SEC filing declares FTT a security in FTX case development
FTT allegedly raised over $10 million to fund the exchange's business operation, with a promise to return profit for investors as demand for trading on FTX increased.
The U.S. Securities and Exchange Commission, in its filing against Caroline Ellison and Gary Wang, said that the FTX’s exchange token (FTT) is considered a security, given that it was sold as an investment contract.
According to the Howey test, which is used by the SEC to classify security tokens, a transaction is considered an investment contract if there is “an investment of money in a common enterprise with a reasonable expectation of profits to be derived from the efforts of others.”
As per the SEC filing, since FTT launched on July 29, 2019, it was offered and sold as an investment contract, hence security.
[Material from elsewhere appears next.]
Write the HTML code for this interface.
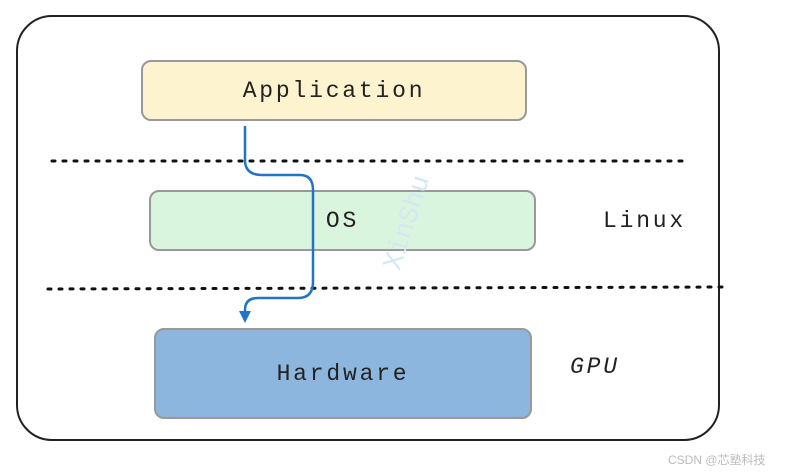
<!DOCTYPE html>
<html><head><style>
body{margin:0;background:#fff;width:786px;height:473px;overflow:hidden;position:relative;font-family:"Liberation Mono",monospace;}
.b{position:absolute;box-sizing:border-box;border:2px solid #999;border-radius:10px;display:flex;align-items:center;justify-content:center;font-size:23px;letter-spacing:2.8px;color:#222;}
.t{position:absolute;font-size:23px;letter-spacing:2.8px;color:#222;}
</style></head><body>
<div style="position:absolute;left:16px;top:15px;width:704px;height:426px;box-sizing:border-box;border:2px solid #222;border-radius:36px;"></div>
<div class="b" style="left:141px;top:60px;width:386px;height:61px;background:#fdf3cf;">Application</div>
<div class="b" style="left:149px;top:190px;width:387px;height:61px;background:#daf5de;">OS</div>
<div class="b" style="left:154px;top:328px;width:378px;height:91px;background:#8db6de;">Hardware</div>
<div class="t" style="left:603px;top:208px;">Linux</div>
<div class="t" style="left:570px;top:354px;font-style:italic;">GPU</div>
<div style="position:absolute;left:360px;top:208px;transform:rotate(-72deg);font-size:27px;color:#d4e8f4;">XinShu</div>
<svg width="786" height="473" style="position:absolute;left:0;top:0">
<line x1="52" y1="161" x2="688" y2="161" stroke="#111" stroke-width="3" stroke-dasharray="3,8" stroke-linecap="round"/>
<line x1="48" y1="289" x2="726" y2="287" stroke="#111" stroke-width="3" stroke-dasharray="3,8" stroke-linecap="round"/>
<path d="M245 126 L245 160 Q245 175 262 175 L300 175 Q313 175 313 190 L313 282 Q313 298 298 298 L258 298 Q245 298 245 310 L245 312" fill="none" stroke="#1f75c8" stroke-width="2.5"/>
<polygon points="239,311 251,311 245,323" fill="#1f75c8"/>
</svg>
<div style="position:absolute;left:668px;top:451px;font-family:'Liberation Sans','Noto Sans CJK SC',sans-serif;font-size:12px;color:#bbb;">CSDN @芯塾科技</div>
</body></html>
It reportedly raised approximately $10 million from its initial exchange offering (IOE) and used the funds to further the development, marketing, and business operations of FTX.
FTX allegedly promised investors higher returns if they purchased the FTT token.
“If demand for trading on the FTX platform increased, demand for the FTT token could increase, such that any price increase in FTT would benefit holders of FTT equally and in proportion to their FTT holdings,” the SEC said.
In addition, the SEC highlighted that FTX’s FTT marketing materials were filed with profit potential to incentivize more investors to hold FTT in anticipation of profit from the network effect.
In light of the SEC’s declaration of FTT as a security token, FTX exchange and its executives, including Sam Bankman-Fried, Caroline Ellison, and Gary Wang, are set to face charges on the grounds of fraud related to issuing unregistered securities.
As of press time, the FTT Token was trading below $0.8, falling over 98% from its all-time high of $85 on Sept. 9, 2022.